Build a CTEM remediation workflow that keeps work moving
Findings stall when they move by email or chat. They move faster when every issue follows the same path. First, validate the exposure. Next, map the owner. Then open the ticket, set the due date, and define the retest step.
Use the same intake fields for every finding. Include exploitability, business service, evidence, owner, and validation method. That gives the receiving team enough detail to act. It also gives security a clean way to track progress.
A good workflow also needs the same SLA logic every time. High-exposure internet-facing issues should move faster than low-risk internal ones. That keeps the queue fair and visible.
For a practical view of that handoff, see frictionless remediation workflows. The point is not more tooling. The point is fewer handoffs and cleaner decisions.
If the ticket needs another meeting before anyone can act, the workflow is still broken.

Write owner-ready tasks for every team
The wording should sound like work, not a report. Use the language of each team, and keep the ask narrow.
| Team | Common CTEM finding | Owner-ready fix language | Validation |
|---|---|---|---|
| Infrastructure | Internet-facing RDP on a server group | Remove public RDP access on the payments server group, keep admin access through the approved jump host, and confirm the port is closed. | Re-scan the host and confirm no inbound exposure. |
| Cloud | Public storage bucket or overly broad security group | Restrict bucket access to the app role, tighten the security group to the app subnet, and review whether the service still needs the exposure. | Run a cloud posture check after the change. |
| Identity | MFA missing on privileged accounts, stale admin role, or risky service account | Require MFA for the privileged role, disable the unused admin account, or rotate the service account secret before the next review cycle. | Re-check the identity policy and sign-in logs. |
| Application | Vulnerable library in a released service | Upgrade the dependency in the next sprint, redeploy, and confirm the release removes the finding without breaking the service. | Retest with SAST, DAST, or the original scanner. |
Each row names the team, the change, and the proof.

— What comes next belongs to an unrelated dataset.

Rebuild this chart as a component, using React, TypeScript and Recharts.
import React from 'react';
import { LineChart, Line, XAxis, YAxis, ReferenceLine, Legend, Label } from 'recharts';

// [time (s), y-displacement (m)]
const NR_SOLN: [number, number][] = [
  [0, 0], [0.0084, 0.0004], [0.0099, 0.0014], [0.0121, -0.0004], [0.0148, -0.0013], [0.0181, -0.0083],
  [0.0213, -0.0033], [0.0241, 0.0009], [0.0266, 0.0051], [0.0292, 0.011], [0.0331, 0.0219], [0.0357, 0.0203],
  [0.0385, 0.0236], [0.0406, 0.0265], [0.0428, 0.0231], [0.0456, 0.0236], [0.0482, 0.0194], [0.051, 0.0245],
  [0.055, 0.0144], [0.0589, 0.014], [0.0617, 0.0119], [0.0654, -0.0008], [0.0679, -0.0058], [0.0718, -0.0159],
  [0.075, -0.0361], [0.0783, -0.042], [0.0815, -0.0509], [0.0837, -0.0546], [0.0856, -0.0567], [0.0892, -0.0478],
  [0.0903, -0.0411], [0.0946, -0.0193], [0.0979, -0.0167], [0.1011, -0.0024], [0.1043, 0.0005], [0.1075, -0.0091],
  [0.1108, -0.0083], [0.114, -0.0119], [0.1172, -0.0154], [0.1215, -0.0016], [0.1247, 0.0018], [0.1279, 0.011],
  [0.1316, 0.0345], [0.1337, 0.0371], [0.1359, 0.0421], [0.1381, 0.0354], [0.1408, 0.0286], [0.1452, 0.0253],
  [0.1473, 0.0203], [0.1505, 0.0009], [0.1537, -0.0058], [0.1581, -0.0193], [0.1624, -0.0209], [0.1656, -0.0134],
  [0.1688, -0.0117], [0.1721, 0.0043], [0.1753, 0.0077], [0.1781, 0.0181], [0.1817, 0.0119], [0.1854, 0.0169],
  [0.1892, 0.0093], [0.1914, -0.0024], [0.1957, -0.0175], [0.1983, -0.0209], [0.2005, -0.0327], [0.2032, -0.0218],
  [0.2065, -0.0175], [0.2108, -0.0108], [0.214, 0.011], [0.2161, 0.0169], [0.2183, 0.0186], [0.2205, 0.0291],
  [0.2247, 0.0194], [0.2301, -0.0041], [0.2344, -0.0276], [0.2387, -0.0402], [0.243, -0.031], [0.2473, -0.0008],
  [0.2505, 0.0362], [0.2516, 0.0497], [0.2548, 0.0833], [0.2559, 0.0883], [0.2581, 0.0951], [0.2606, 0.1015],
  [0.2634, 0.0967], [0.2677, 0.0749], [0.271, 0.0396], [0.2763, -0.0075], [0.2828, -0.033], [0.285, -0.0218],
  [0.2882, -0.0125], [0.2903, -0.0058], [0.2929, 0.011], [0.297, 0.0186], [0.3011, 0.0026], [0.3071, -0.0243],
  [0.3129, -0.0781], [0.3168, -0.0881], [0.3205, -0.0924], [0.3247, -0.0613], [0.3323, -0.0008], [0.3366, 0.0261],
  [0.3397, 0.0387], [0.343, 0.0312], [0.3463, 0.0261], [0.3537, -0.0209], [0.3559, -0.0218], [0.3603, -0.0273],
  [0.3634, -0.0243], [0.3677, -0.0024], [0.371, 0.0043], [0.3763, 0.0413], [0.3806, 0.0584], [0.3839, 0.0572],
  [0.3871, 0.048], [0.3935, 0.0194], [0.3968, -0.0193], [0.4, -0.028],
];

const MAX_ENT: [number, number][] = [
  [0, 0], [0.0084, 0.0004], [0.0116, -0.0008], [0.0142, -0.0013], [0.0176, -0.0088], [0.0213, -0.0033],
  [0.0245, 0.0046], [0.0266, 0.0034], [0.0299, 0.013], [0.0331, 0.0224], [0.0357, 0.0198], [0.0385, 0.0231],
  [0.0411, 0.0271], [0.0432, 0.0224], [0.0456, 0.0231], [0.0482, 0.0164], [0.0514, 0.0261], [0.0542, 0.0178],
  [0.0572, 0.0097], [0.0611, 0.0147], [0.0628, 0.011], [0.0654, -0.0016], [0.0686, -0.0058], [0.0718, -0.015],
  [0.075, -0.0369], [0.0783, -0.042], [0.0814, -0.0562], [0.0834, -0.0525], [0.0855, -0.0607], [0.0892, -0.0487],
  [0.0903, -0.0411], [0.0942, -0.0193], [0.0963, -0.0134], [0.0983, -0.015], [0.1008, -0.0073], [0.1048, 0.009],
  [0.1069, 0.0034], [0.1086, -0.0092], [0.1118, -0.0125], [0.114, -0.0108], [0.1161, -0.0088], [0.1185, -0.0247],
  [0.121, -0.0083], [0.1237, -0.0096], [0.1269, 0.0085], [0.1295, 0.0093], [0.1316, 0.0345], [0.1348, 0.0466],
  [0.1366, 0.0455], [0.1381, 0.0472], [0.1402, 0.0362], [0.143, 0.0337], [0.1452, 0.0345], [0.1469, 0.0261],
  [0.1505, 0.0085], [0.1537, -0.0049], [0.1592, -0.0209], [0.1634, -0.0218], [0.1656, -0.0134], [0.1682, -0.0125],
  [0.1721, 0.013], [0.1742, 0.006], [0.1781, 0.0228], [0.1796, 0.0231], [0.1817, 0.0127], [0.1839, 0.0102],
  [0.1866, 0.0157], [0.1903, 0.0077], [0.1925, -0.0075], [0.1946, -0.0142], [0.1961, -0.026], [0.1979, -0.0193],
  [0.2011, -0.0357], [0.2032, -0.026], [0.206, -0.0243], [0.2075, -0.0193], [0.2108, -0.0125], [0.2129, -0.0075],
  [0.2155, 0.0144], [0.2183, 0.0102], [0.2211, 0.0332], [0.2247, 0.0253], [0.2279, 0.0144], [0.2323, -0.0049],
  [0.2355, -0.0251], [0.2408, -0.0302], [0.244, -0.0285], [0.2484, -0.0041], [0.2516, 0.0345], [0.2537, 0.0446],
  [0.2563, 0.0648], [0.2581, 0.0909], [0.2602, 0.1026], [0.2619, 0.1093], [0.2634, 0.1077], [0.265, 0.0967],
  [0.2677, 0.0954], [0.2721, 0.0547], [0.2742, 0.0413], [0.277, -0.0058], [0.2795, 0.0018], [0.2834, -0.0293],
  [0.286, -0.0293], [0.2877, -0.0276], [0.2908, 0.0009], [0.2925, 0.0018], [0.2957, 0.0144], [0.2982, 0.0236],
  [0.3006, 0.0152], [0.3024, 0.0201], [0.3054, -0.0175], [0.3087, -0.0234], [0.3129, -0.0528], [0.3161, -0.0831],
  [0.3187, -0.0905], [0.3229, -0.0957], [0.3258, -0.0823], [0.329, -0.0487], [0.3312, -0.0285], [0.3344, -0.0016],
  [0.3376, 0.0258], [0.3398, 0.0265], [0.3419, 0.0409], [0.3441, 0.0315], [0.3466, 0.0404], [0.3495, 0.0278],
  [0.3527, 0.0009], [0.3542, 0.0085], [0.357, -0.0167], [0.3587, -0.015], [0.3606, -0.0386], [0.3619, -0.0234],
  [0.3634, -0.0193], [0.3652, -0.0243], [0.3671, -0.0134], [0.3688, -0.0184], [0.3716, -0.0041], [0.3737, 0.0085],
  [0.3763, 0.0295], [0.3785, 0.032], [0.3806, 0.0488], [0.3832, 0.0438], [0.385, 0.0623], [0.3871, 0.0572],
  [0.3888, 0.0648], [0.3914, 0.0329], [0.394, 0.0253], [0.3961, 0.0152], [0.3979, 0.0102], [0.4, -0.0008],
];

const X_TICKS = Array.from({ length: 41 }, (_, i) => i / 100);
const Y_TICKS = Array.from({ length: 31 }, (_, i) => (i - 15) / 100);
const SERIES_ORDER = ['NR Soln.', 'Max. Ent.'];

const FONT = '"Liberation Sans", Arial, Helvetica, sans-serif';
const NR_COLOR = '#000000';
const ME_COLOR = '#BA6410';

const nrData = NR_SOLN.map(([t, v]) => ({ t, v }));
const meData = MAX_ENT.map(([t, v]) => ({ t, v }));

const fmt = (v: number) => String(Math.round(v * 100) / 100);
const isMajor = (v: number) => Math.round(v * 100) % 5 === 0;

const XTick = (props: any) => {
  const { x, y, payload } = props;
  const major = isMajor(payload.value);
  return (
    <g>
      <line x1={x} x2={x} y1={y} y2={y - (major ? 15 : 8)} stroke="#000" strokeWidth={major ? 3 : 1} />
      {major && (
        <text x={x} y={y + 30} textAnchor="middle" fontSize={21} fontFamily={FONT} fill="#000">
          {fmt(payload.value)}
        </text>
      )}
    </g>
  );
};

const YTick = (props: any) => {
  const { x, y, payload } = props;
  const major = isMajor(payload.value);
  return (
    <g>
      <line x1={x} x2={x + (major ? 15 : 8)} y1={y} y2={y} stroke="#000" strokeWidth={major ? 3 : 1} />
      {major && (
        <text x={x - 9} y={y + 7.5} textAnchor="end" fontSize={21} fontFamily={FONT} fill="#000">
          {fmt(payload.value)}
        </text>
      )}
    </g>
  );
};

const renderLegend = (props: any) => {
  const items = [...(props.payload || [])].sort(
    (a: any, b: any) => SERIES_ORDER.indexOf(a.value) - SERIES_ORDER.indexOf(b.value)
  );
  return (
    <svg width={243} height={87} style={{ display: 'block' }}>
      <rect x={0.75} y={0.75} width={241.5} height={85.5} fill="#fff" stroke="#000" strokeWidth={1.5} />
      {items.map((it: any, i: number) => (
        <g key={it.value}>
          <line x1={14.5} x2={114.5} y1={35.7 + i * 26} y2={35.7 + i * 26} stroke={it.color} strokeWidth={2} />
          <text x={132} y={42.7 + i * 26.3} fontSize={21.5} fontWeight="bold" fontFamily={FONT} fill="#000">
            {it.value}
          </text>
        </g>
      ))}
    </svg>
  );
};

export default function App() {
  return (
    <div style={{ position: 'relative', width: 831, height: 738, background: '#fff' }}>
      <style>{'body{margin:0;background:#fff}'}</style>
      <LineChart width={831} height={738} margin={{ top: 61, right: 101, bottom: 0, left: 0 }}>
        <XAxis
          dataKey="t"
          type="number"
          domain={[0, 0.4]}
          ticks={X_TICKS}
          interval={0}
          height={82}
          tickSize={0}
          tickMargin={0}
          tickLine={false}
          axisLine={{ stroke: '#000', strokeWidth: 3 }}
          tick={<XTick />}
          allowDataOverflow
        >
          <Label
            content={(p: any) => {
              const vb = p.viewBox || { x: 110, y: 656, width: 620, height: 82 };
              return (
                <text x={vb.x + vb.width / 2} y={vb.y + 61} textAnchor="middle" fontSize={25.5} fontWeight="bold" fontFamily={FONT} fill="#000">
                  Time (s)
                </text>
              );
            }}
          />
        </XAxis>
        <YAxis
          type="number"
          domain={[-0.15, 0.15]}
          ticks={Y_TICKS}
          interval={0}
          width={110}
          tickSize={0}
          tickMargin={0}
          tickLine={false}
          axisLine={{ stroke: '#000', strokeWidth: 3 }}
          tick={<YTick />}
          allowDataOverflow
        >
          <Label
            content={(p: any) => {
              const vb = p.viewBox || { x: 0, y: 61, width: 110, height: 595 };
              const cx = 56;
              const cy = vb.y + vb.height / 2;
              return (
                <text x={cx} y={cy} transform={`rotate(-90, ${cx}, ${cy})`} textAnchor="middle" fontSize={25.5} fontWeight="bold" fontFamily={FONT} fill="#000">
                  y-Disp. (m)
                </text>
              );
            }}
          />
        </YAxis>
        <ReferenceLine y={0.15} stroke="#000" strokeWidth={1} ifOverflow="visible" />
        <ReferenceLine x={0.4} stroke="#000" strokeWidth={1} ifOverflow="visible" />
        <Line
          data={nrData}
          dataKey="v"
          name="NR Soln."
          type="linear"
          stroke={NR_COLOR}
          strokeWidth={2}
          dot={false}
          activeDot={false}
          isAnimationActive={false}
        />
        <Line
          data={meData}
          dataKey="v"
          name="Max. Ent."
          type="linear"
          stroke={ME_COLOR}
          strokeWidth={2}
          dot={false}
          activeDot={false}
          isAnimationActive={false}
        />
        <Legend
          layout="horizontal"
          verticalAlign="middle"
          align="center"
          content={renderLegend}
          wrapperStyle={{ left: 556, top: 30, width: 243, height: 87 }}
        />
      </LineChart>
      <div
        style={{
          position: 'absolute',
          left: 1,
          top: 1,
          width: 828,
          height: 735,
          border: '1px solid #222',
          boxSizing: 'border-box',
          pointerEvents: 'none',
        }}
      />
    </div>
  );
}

That is what keeps CTEM remediation moving. It also reduces the chance that a finding gets reclassified as “someone else’s problem.”
Low-context findings force the owner to become an investigator, and that slows every queue. Tie each fix to business risk, because that is what earns priority when teams are busy.

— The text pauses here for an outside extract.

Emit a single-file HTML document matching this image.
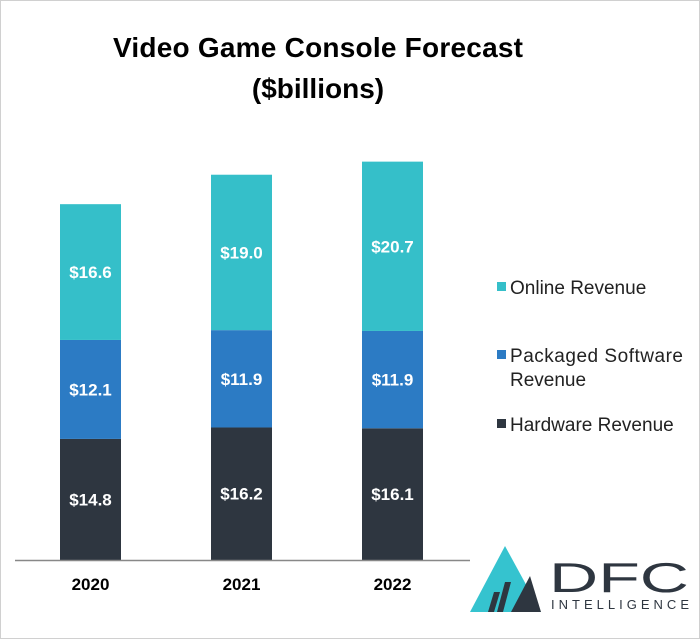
<!DOCTYPE html>
<html><head><meta charset="utf-8"><style>
body{margin:0;background:#fff}
svg{display:block;font-family:"Liberation Sans",sans-serif}
</style></head><body>
<svg width="700" height="639" viewBox="0 0 700 639">
<rect x="0.5" y="0.5" width="699" height="638" fill="#fff" stroke="#d0d0d0"/>
<text x="318" y="57" text-anchor="middle" font-size="28" font-weight="bold" fill="#000" textLength="410">Video Game Console Forecast</text>
<text x="318" y="98" text-anchor="middle" font-size="28" font-weight="bold" fill="#000">($billions)</text>
<g id="bars"></g>
<line x1="15" y1="560.5" x2="470" y2="560.5" stroke="#888" stroke-width="1.5"/>
<g id="legend" font-size="19" fill="#222">
<rect x="497" y="282" width="9" height="9" fill="#35BFC9"/>
<text x="510" y="294">Online Revenue</text>
<rect x="497" y="350" width="9" height="9" fill="#2C7BC4"/>
<text x="510" y="362" textLength="173">Packaged Software</text>
<text x="510" y="386">Revenue</text>
<rect x="497" y="419" width="9" height="9" fill="#2E3640"/>
<text x="510" y="431">Hardware Revenue</text>
</g>
<g>
<polygon points="470,612 505,546 541,612" fill="#35C3CF"/>
<polygon points="511,612 530,576 541,612" fill="#2E3640"/>
<polygon points="488,612 494,592 500,592 494,612" fill="#2E3640"/>
<polygon points="497,612 505,582 511,582 503,612" fill="#2E3640"/>
<text x="549" y="592" font-size="42" fill="#2E3640" textLength="140" lengthAdjust="spacingAndGlyphs">DFC</text>
<text x="551" y="609" font-size="13" fill="#2E3640" textLength="138">INTELLIGENCE</text>
</g>
</svg>
<script>
const years=["2020","2021","2022"];
const hardware=[14.8,16.2,16.1];
const software=[12.1,11.9,11.9];
const online=[16.6,19.0,20.7];
const NS="http://www.w3.org/2000/svg";
const base=560, pxPerUnit=8.18;
const y=v=>base-v*pxPerUnit;
const x=i=>60+i*151;
const bw=61;
const g=document.getElementById('bars');
function mk(t,a){const e=document.createElementNS(NS,t);for(const k in a)e.setAttribute(k,a[k]);g.appendChild(e);return e;}
const series=[[hardware,"#2E3640","hardware"],[software,"#2C7BC4","software"],[online,"#35BFC9","online"]];
years.forEach((yr,i)=>{
 let cum=0;
 series.forEach(([arr,col,nm])=>{
  const v=arr[i];
  const r=mk('rect',{x:x(i),y:y(cum+v),width:bw,height:v*pxPerUnit,fill:col});
  
  
  const t=mk('text',{x:x(i)+bw/2,y:y(cum+v/2)+6,'text-anchor':'middle','font-size':'17','font-weight':'bold',fill:'#fff'});
  t.textContent='$'+v.toFixed(1);
  
  
  cum+=v;
 });
 const l=mk('text',{x:x(i)+bw/2,y:590,'text-anchor':'middle','font-size':'17','font-weight':'bold',fill:'#000'});
 l.textContent=yr;
 
 
});
</script>
</body></html>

Some teams need more than tickets. They need a cleaner ownership model, better handoff language, and a way to align fixes with business risk. When that gap exists, Book a Discovery Call with Bud Consulting can be a useful next step.
Owner-focused fixes make CTEM useful
CTEM works when the output is actionable. If a finding cannot name the owner, the impact, and the proof of closure, it is still just noise. The best programs treat ownership as part of the fix, not a side note.
That shift changes the whole remediation cycle. Security stops forwarding alerts, and teams start closing exposures with less friction and more confidence.